----- Collected material

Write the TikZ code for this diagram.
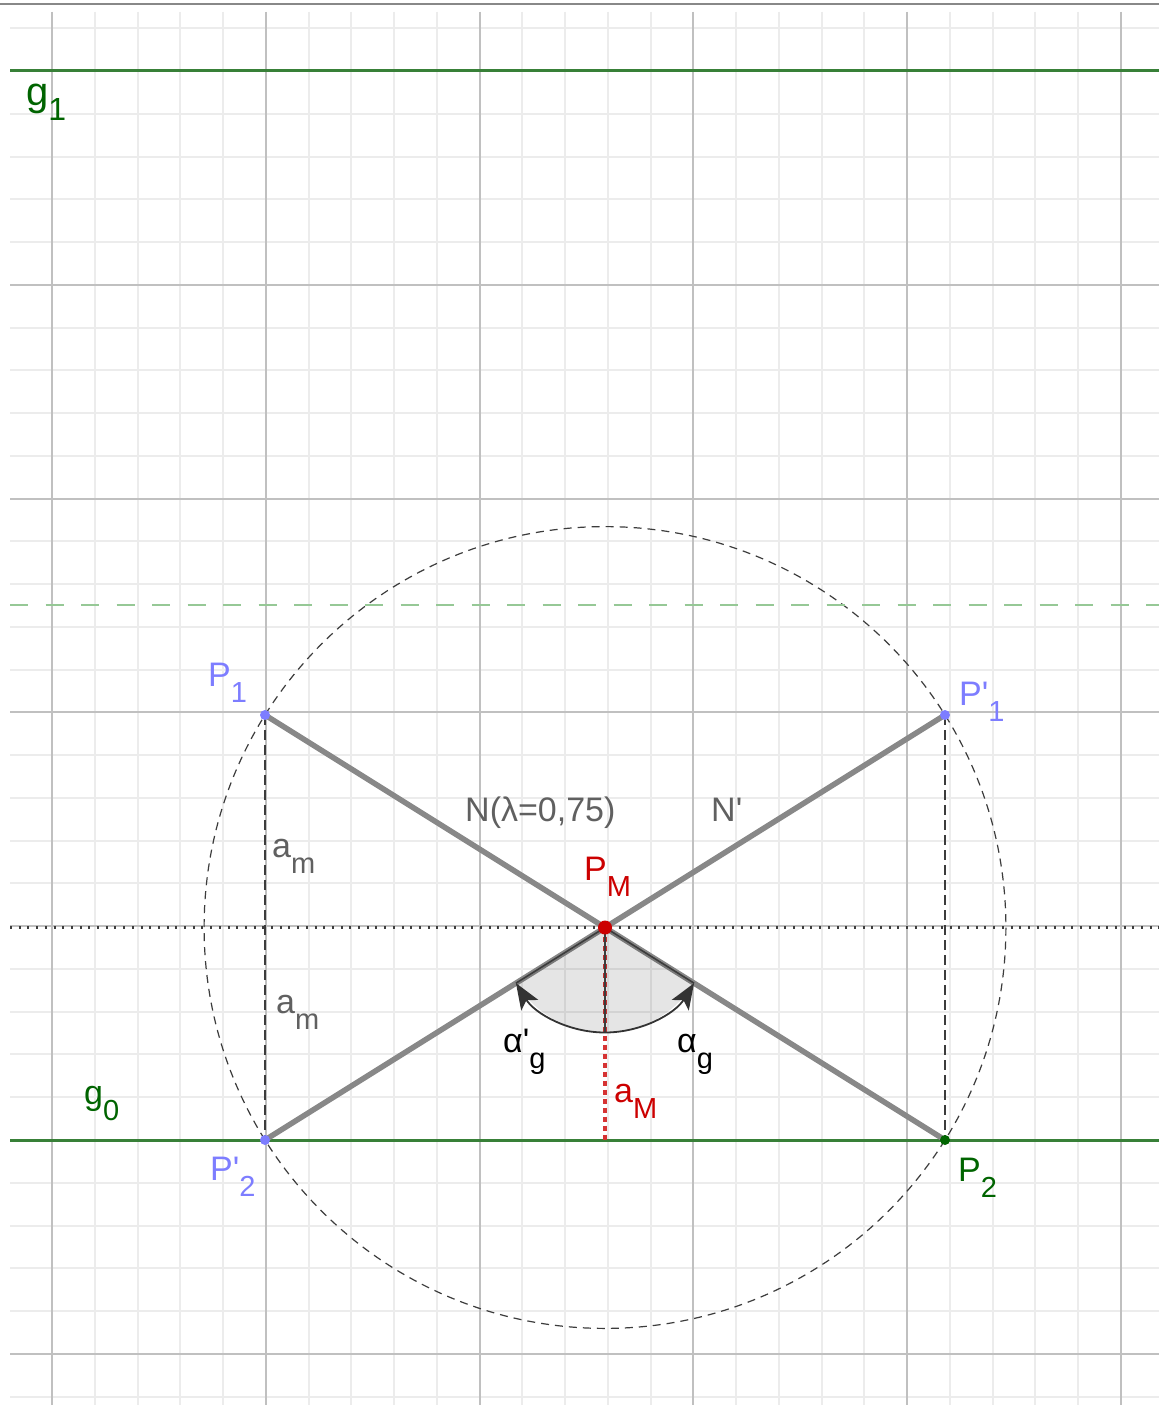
\documentclass[tikz,border=0pt]{standalone}
\usepackage{fontspec}
\setmainfont{Liberation Sans}[Ligatures=TeXOff]
\usetikzlibrary{arrows.meta}
\definecolor{ggblue}{RGB}{125,125,255}
\definecolor{ggdkgreen}{RGB}{0,100,0}
\definecolor{gglinegreen}{RGB}{56,128,56}
\definecolor{ggred}{RGB}{204,0,0}
\definecolor{gglabgray}{RGB}{96,96,96}
\definecolor{ggseg}{RGB}{136,136,136}
\definecolor{ggmajor}{RGB}{192,192,192}
\definecolor{ggminor}{RGB}{236,236,236}
\definecolor{ggdash}{RGB}{60,60,60}
\definecolor{gglightgreen}{RGB}{150,200,150}
\definecolor{ggborder}{RGB}{136,136,136}
\newcommand{\subx}[1]{\raisebox{-16pt}{\fontsize{29}{29}\selectfont #1}}
\newcommand{\subbig}[1]{\raisebox{-15pt}{\fontsize{32}{32}\selectfont #1}}
\begin{document}
\begin{tikzpicture}[x=1pt,y=-1pt,
  lab/.style={anchor=base west,inner sep=0pt,font=\fontsize{34}{37}\selectfont},
  biglab/.style={anchor=base west,inner sep=0pt,font=\fontsize{40}{44}\selectfont},
  minorgrid/.style={draw=ggminor,line width=2pt},
  majorgrid/.style={draw=ggmajor,line width=2pt},
  gline/.style={draw=gglinegreen,line width=3pt},
  circdash/.style={draw=ggdash,line width=1.2pt,dash pattern=on 8pt off 6pt},
  vdash/.style={draw=ggdash,line width=2.8pt,dash pattern=on 10pt off 5pt},
  hdot/.style={draw=ggdash,line width=2.2pt,dash pattern=on 2pt off 6.7pt},
  reddot/.style={draw=ggred!80!white,line width=3.8pt,dash pattern=on 5pt off 4pt},
  seg/.style={draw=ggseg,line width=5.5pt},
  sector/.style={fill=black,fill opacity=0.1},
  sectoredge/.style={draw=ggdash,line width=1.6pt},
  anglearc/.style={draw=black!80,line width=1.8pt,-{Stealth[length=26pt,width=20pt,inset=6pt]}},
  ptdot/.style={circle,inner sep=0pt,minimum size=10pt},
]
\useasboundingbox (0,0) rectangle (1159,1405);
\fill[white] (0,0) rectangle (1159,1405);
% border line
\draw[draw=ggborder,line width=1.5pt] (0,4) -- (1159,4);
% minor grid
\foreach \k in {0,...,25} { \draw[minorgrid] ({52+42.76*\k},12) -- ({52+42.76*\k},1405); }
\foreach \k in {-6,...,26} { \draw[minorgrid] (10,{1140-42.76*\k}) -- (1159,{1140-42.76*\k}); }
% major grid
\foreach \k in {0,...,5} { \draw[majorgrid] ({52+213.8*\k},12) -- ({52+213.8*\k},1405); }
\foreach \k in {-1,...,5} { \draw[majorgrid] (10,{1140-213.8*\k}) -- (1159,{1140-213.8*\k}); }

% key points
\coordinate (P1) at (265,715);
\coordinate (P1p) at (945,715);
\coordinate (P2) at (945,1140);
\coordinate (P2p) at (265,1140);
\coordinate (PM) at (605,927.5);
\coordinate (F) at (605,1140);
\coordinate (L0) at (10,1140);   \coordinate (R0) at (1159,1140);
\coordinate (L1) at (10,71);     \coordinate (R1) at (1159,71);
\coordinate (LD) at (10,605);    \coordinate (RD) at (1159,605);
\coordinate (LH) at (10,927.5);  \coordinate (RH) at (1159,927.5);

% circle
\draw[circdash] (PM) circle[radius=400.9];
% green lines
\draw[gline] (L1) -- (R1);
\draw[gline] (L0) -- (R0);
\draw[draw=gglightgreen,line width=2pt,dash pattern=on 18pt off 17.5pt] (LD) -- (RD);
% dotted horizontal through PM
\draw[hdot] (LH) -- (RH);
% vertical dashed a_m
\draw[vdash] (P1) -- (P2p);
\draw[vdash] (P1p) -- (P2);
% red dotted a_M
\draw[reddot] (PM) -- (F);
% thick segments
\draw[seg] (P1) -- (P2);
\draw[seg] (P1p) -- (P2p);
% angle sectors
\fill[sector] (PM) -- ++(90:105) arc[start angle=90,end angle=32,radius=105] -- cycle;
\fill[sector] (PM) -- ++(90:105) arc[start angle=90,end angle=148,radius=105] -- cycle;
\draw[sectoredge] (PM) -- ++(90:105);
\draw[sectoredge] (PM) -- ++(32:105);
\draw[sectoredge] (PM) -- ++(148:105);
\draw[anglearc] (PM) ++(90:105) arc[start angle=90,end angle=32,radius=105];
\draw[anglearc] (PM) ++(90:105) arc[start angle=90,end angle=148,radius=105];

% points
\node[ptdot,fill=ggblue] (nP1) at (P1) {};
\node[ptdot,fill=ggblue] (nP1p) at (P1p) {};
\node[ptdot,fill=ggblue] (nP2p) at (P2p) {};
\node[ptdot,fill=ggdkgreen] (nP2) at (P2) {};
\node[ptdot,fill=ggred,minimum size=14pt] (nPM) at (PM) {};

% labels
\node[biglab,text=ggdkgreen] (lg1) at (26,105) {g\subbig{1}};
\node[lab,text=ggdkgreen] (lg0) at (84,1104) {g\subx{0}};
\node[lab,text=ggblue] (lP1) at (208,686) {P\subx{1}};
\node[lab,text=ggblue] (lP1p) at (959,705) {P'\subx{1}};
\node[lab,text=ggblue] (lP2p) at (210,1180) {P'\subx{2}};
\node[lab,text=ggdkgreen] (lP2) at (958,1181) {P\subx{2}};
\node[lab,text=ggred] (lPM) at (584,880) {P\subx{M}};
\node[lab,text=gglabgray] (lN) at (465,821) {N(λ=0,75)};
\node[lab,text=gglabgray] (lNp) at (711,821) {N'};
\node[lab,text=gglabgray] (lam1) at (272,857) {a\subx{m}};
\node[lab,text=gglabgray] (lam2) at (276,1013) {a\subx{m}};
\node[lab,text=black] (lalp) at (503,1052) {α'\subx{g}};
\node[lab,text=black] (lal) at (677,1052) {α\subx{g}};
\node[lab,text=ggred] (laM) at (614,1102) {a\subx{M}};
\end{tikzpicture}
\end{document}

----------

• **Aim**: Repeat the material above word for word and skip every image in it.

• **Complete output**:
Write the TikZ code for this diagram.
\documentclass[tikz,border=0pt]{standalone}
\usepackage{fontspec}
\setmainfont{Liberation Sans}[Ligatures=TeXOff]
\usetikzlibrary{arrows.meta}
\definecolor{ggblue}{RGB}{125,125,255}
\definecolor{ggdkgreen}{RGB}{0,100,0}
\definecolor{gglinegreen}{RGB}{56,128,56}
\definecolor{ggred}{RGB}{204,0,0}
\definecolor{gglabgray}{RGB}{96,96,96}
\definecolor{ggseg}{RGB}{136,136,136}
\definecolor{ggmajor}{RGB}{192,192,192}
\definecolor{ggminor}{RGB}{236,236,236}
\definecolor{ggdash}{RGB}{60,60,60}
\definecolor{gglightgreen}{RGB}{150,200,150}
\definecolor{ggborder}{RGB}{136,136,136}
\newcommand{\subx}[1]{\raisebox{-16pt}{\fontsize{29}{29}\selectfont #1}}
\newcommand{\subbig}[1]{\raisebox{-15pt}{\fontsize{32}{32}\selectfont #1}}
\begin{document}
\begin{tikzpicture}[x=1pt,y=-1pt,
  lab/.style={anchor=base west,inner sep=0pt,font=\fontsize{34}{37}\selectfont},
  biglab/.style={anchor=base west,inner sep=0pt,font=\fontsize{40}{44}\selectfont},
  minorgrid/.style={draw=ggminor,line width=2pt},
  majorgrid/.style={draw=ggmajor,line width=2pt},
  gline/.style={draw=gglinegreen,line width=3pt},
  circdash/.style={draw=ggdash,line width=1.2pt,dash pattern=on 8pt off 6pt},
  vdash/.style={draw=ggdash,line width=2.8pt,dash pattern=on 10pt off 5pt},
  hdot/.style={draw=ggdash,line width=2.2pt,dash pattern=on 2pt off 6.7pt},
  reddot/.style={draw=ggred!80!white,line width=3.8pt,dash pattern=on 5pt off 4pt},
  seg/.style={draw=ggseg,line width=5.5pt},
  sector/.style={fill=black,fill opacity=0.1},
  sectoredge/.style={draw=ggdash,line width=1.6pt},
  anglearc/.style={draw=black!80,line width=1.8pt,-{Stealth[length=26pt,width=20pt,inset=6pt]}},
  ptdot/.style={circle,inner sep=0pt,minimum size=10pt},
]
\useasboundingbox (0,0) rectangle (1159,1405);
\fill[white] (0,0) rectangle (1159,1405);
% border line
\draw[draw=ggborder,line width=1.5pt] (0,4) -- (1159,4);
% minor grid
\foreach \k in {0,...,25} { \draw[minorgrid] ({52+42.76*\k},12) -- ({52+42.76*\k},1405); }
\foreach \k in {-6,...,26} { \draw[minorgrid] (10,{1140-42.76*\k}) -- (1159,{1140-42.76*\k}); }
% major grid
\foreach \k in {0,...,5} { \draw[majorgrid] ({52+213.8*\k},12) -- ({52+213.8*\k},1405); }
\foreach \k in {-1,...,5} { \draw[majorgrid] (10,{1140-213.8*\k}) -- (1159,{1140-213.8*\k}); }

% key points
\coordinate (P1) at (265,715);
\coordinate (P1p) at (945,715);
\coordinate (P2) at (945,1140);
\coordinate (P2p) at (265,1140);
\coordinate (PM) at (605,927.5);
\coordinate (F) at (605,1140);
\coordinate (L0) at (10,1140);   \coordinate (R0) at (1159,1140);
\coordinate (L1) at (10,71);     \coordinate (R1) at (1159,71);
\coordinate (LD) at (10,605);    \coordinate (RD) at (1159,605);
\coordinate (LH) at (10,927.5);  \coordinate (RH) at (1159,927.5);

% circle
\draw[circdash] (PM) circle[radius=400.9];
% green lines
\draw[gline] (L1) -- (R1);
\draw[gline] (L0) -- (R0);
\draw[draw=gglightgreen,line width=2pt,dash pattern=on 18pt off 17.5pt] (LD) -- (RD);
% dotted horizontal through PM
\draw[hdot] (LH) -- (RH);
% vertical dashed a_m
\draw[vdash] (P1) -- (P2p);
\draw[vdash] (P1p) -- (P2);
% red dotted a_M
\draw[reddot] (PM) -- (F);
% thick segments
\draw[seg] (P1) -- (P2);
\draw[seg] (P1p) -- (P2p);
% angle sectors
\fill[sector] (PM) -- ++(90:105) arc[start angle=90,end angle=32,radius=105] -- cycle;
\fill[sector] (PM) -- ++(90:105) arc[start angle=90,end angle=148,radius=105] -- cycle;
\draw[sectoredge] (PM) -- ++(90:105);
\draw[sectoredge] (PM) -- ++(32:105);
\draw[sectoredge] (PM) -- ++(148:105);
\draw[anglearc] (PM) ++(90:105) arc[start angle=90,end angle=32,radius=105];
\draw[anglearc] (PM) ++(90:105) arc[start angle=90,end angle=148,radius=105];

% points
\node[ptdot,fill=ggblue] (nP1) at (P1) {};
\node[ptdot,fill=ggblue] (nP1p) at (P1p) {};
\node[ptdot,fill=ggblue] (nP2p) at (P2p) {};
\node[ptdot,fill=ggdkgreen] (nP2) at (P2) {};
\node[ptdot,fill=ggred,minimum size=14pt] (nPM) at (PM) {};

% labels
\node[biglab,text=ggdkgreen] (lg1) at (26,105) {g\subbig{1}};
\node[lab,text=ggdkgreen] (lg0) at (84,1104) {g\subx{0}};
\node[lab,text=ggblue] (lP1) at (208,686) {P\subx{1}};
\node[lab,text=ggblue] (lP1p) at (959,705) {P'\subx{1}};
\node[lab,text=ggblue] (lP2p) at (210,1180) {P'\subx{2}};
\node[lab,text=ggdkgreen] (lP2) at (958,1181) {P\subx{2}};
\node[lab,text=ggred] (lPM) at (584,880) {P\subx{M}};
\node[lab,text=gglabgray] (lN) at (465,821) {N(λ=0,75)};
\node[lab,text=gglabgray] (lNp) at (711,821) {N'};
\node[lab,text=gglabgray] (lam1) at (272,857) {a\subx{m}};
\node[lab,text=gglabgray] (lam2) at (276,1013) {a\subx{m}};
\node[lab,text=black] (lalp) at (503,1052) {α'\subx{g}};
\node[lab,text=black] (lal) at (677,1052) {α\subx{g}};
\node[lab,text=ggred] (laM) at (614,1102) {a\subx{M}};
\end{tikzpicture}
\end{document}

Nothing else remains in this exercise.